====== AVAILABLE DATA

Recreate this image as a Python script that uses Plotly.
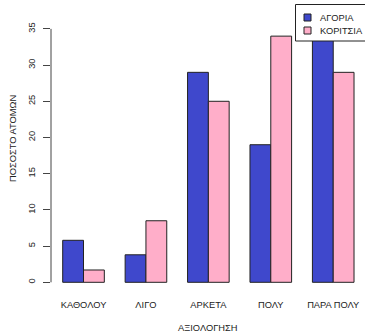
import plotly.graph_objects as go

categories = ["ΚΑΘΟΛΟΥ", "ΛΙΓΟ", "ΑΡΚΕΤΑ", "ΠΟΛΥ", "ΠΑΡΑ ΠΟΛΥ"]
boys = [5.8, 3.8, 29, 19, 36]
girls = [1.7, 8.5, 25, 34, 29]
series_names = ["ΑΓΟΡΙΑ", "ΚΟΡΙΤΣΙΑ"]
series_colors = ["#3f48cc", "#ffaec9"]
y_ticks = [0, 5, 10, 15, 20, 25, 30, 35]

FONT = "Liberation Sans, Arial, sans-serif"
FS = 9.3
INK = "#222222"

W, H = 365, 332
L, R, T, B = 51, 0, 0, 40
PW = W - L - R
PH = H - T - B


def px(x):
    return (x - L) / PW


def py(y):
    return 1 - (y - T) / PH


fig = go.Figure()
for name, vals, col in zip(series_names, [boys, girls], series_colors):
    fig.add_trace(go.Bar(x=categories, y=vals, name=name,
                         marker=dict(color=col, line=dict(color=INK, width=1))))

shapes = [dict(type="line", xref="paper", yref="y", x0=0, x1=0, y0=0, y1=35,
               line=dict(color="#444444", width=1))]
# legend box (drawn manually so it fits the narrow corner like the reference)
shapes.append(dict(type="rect", xref="paper", yref="paper", layer="above",
                   x0=px(295.5), x1=px(366), y0=py(41), y1=py(4.5),
                   fillcolor="white", line=dict(color=INK, width=1)))
annotations = []
for i, (name, col) in enumerate(zip(series_names, series_colors)):
    top = 14 + i * 13
    shapes.append(dict(type="rect", xref="paper", yref="paper", layer="above",
                       x0=px(304), x1=px(311), y0=py(top + 7), y1=py(top),
                       fillcolor=col, line=dict(color=INK, width=1)))
    annotations.append(dict(text=name, xref="paper", yref="paper",
                            x=px(318), y=py(top + 3.7), xanchor="left", yanchor="middle",
                            showarrow=False, font=dict(family=FONT, size=FS, color=INK)))

annotations += [
    dict(text="ΑΞΙΟΛΟΓΗΣΗ", xref="paper", yref="paper",
         x=px(207), y=py(328), xanchor="center", yanchor="middle",
         showarrow=False, font=dict(family=FONT, size=FS, color=INK)),
    dict(text="ΠΟΣΟΣΤΟ ΑΤΟΜΩΝ", xref="paper", yref="paper",
         x=px(13), y=py(139), xanchor="center", yanchor="middle",
         textangle=-90, showarrow=False, font=dict(family=FONT, size=FS, color=INK)),
]

fig.update_layout(
    width=W, height=H,
    margin=dict(l=L, r=R, t=T, b=B, pad=0, autoexpand=False),
    paper_bgcolor="white", plot_bgcolor="white",
    barmode="group", bargap=1/3, bargroupgap=0,
    font=dict(family=FONT, size=FS, color=INK),
    showlegend=False,
    hovermode=False,
    xaxis=dict(type="category", range=[-0.5207, 4.509], showline=False, showgrid=False,
               zeroline=False, ticks="", tickfont=dict(family=FONT, size=FS, color=INK),
               ticklabelstandoff=6),
    yaxis=dict(range=[-1.34, 38.99], showline=False, showgrid=False, zeroline=False,
               tickvals=y_ticks, ticktext=[str(v) for v in y_ticks],
               ticks="outside", ticklen=7, tickcolor="#444444", tickwidth=1,
               tickangle=-90, tickfont=dict(family=FONT, size=FS, color=INK),
               ticklabelstandoff=4),
    shapes=shapes,
    annotations=annotations,
)

fig.write_html("out.html", config={"displayModeBar": False, "staticPlot": True},
               post_script="document.body.style.margin='0';document.body.style.overflow='hidden';")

============

Output the lines above in full and exactly as given, omitting any pictures.

Recreate this image as a Python script that uses Plotly.
import plotly.graph_objects as go

categories = ["ΚΑΘΟΛΟΥ", "ΛΙΓΟ", "ΑΡΚΕΤΑ", "ΠΟΛΥ", "ΠΑΡΑ ΠΟΛΥ"]
boys = [5.8, 3.8, 29, 19, 36]
girls = [1.7, 8.5, 25, 34, 29]
series_names = ["ΑΓΟΡΙΑ", "ΚΟΡΙΤΣΙΑ"]
series_colors = ["#3f48cc", "#ffaec9"]
y_ticks = [0, 5, 10, 15, 20, 25, 30, 35]

FONT = "Liberation Sans, Arial, sans-serif"
FS = 9.3
INK = "#222222"

W, H = 365, 332
L, R, T, B = 51, 0, 0, 40
PW = W - L - R
PH = H - T - B


def px(x):
    return (x - L) / PW


def py(y):
    return 1 - (y - T) / PH


fig = go.Figure()
for name, vals, col in zip(series_names, [boys, girls], series_colors):
    fig.add_trace(go.Bar(x=categories, y=vals, name=name,
                         marker=dict(color=col, line=dict(color=INK, width=1))))

shapes = [dict(type="line", xref="paper", yref="y", x0=0, x1=0, y0=0, y1=35,
               line=dict(color="#444444", width=1))]
# legend box (drawn manually so it fits the narrow corner like the reference)
shapes.append(dict(type="rect", xref="paper", yref="paper", layer="above",
                   x0=px(295.5), x1=px(366), y0=py(41), y1=py(4.5),
                   fillcolor="white", line=dict(color=INK, width=1)))
annotations = []
for i, (name, col) in enumerate(zip(series_names, series_colors)):
    top = 14 + i * 13
    shapes.append(dict(type="rect", xref="paper", yref="paper", layer="above",
                       x0=px(304), x1=px(311), y0=py(top + 7), y1=py(top),
                       fillcolor=col, line=dict(color=INK, width=1)))
    annotations.append(dict(text=name, xref="paper", yref="paper",
                            x=px(318), y=py(top + 3.7), xanchor="left", yanchor="middle",
                            showarrow=False, font=dict(family=FONT, size=FS, color=INK)))

annotations += [
    dict(text="ΑΞΙΟΛΟΓΗΣΗ", xref="paper", yref="paper",
         x=px(207), y=py(328), xanchor="center", yanchor="middle",
         showarrow=False, font=dict(family=FONT, size=FS, color=INK)),
    dict(text="ΠΟΣΟΣΤΟ ΑΤΟΜΩΝ", xref="paper", yref="paper",
         x=px(13), y=py(139), xanchor="center", yanchor="middle",
         textangle=-90, showarrow=False, font=dict(family=FONT, size=FS, color=INK)),
]

fig.update_layout(
    width=W, height=H,
    margin=dict(l=L, r=R, t=T, b=B, pad=0, autoexpand=False),
    paper_bgcolor="white", plot_bgcolor="white",
    barmode="group", bargap=1/3, bargroupgap=0,
    font=dict(family=FONT, size=FS, color=INK),
    showlegend=False,
    hovermode=False,
    xaxis=dict(type="category", range=[-0.5207, 4.509], showline=False, showgrid=False,
               zeroline=False, ticks="", tickfont=dict(family=FONT, size=FS, color=INK),
               ticklabelstandoff=6),
    yaxis=dict(range=[-1.34, 38.99], showline=False, showgrid=False, zeroline=False,
               tickvals=y_ticks, ticktext=[str(v) for v in y_ticks],
               ticks="outside", ticklen=7, tickcolor="#444444", tickwidth=1,
               tickangle=-90, tickfont=dict(family=FONT, size=FS, color=INK),
               ticklabelstandoff=4),
    shapes=shapes,
    annotations=annotations,
)

fig.write_html("out.html", config={"displayModeBar": False, "staticPlot": True},
               post_script="document.body.style.margin='0';document.body.style.overflow='hidden';")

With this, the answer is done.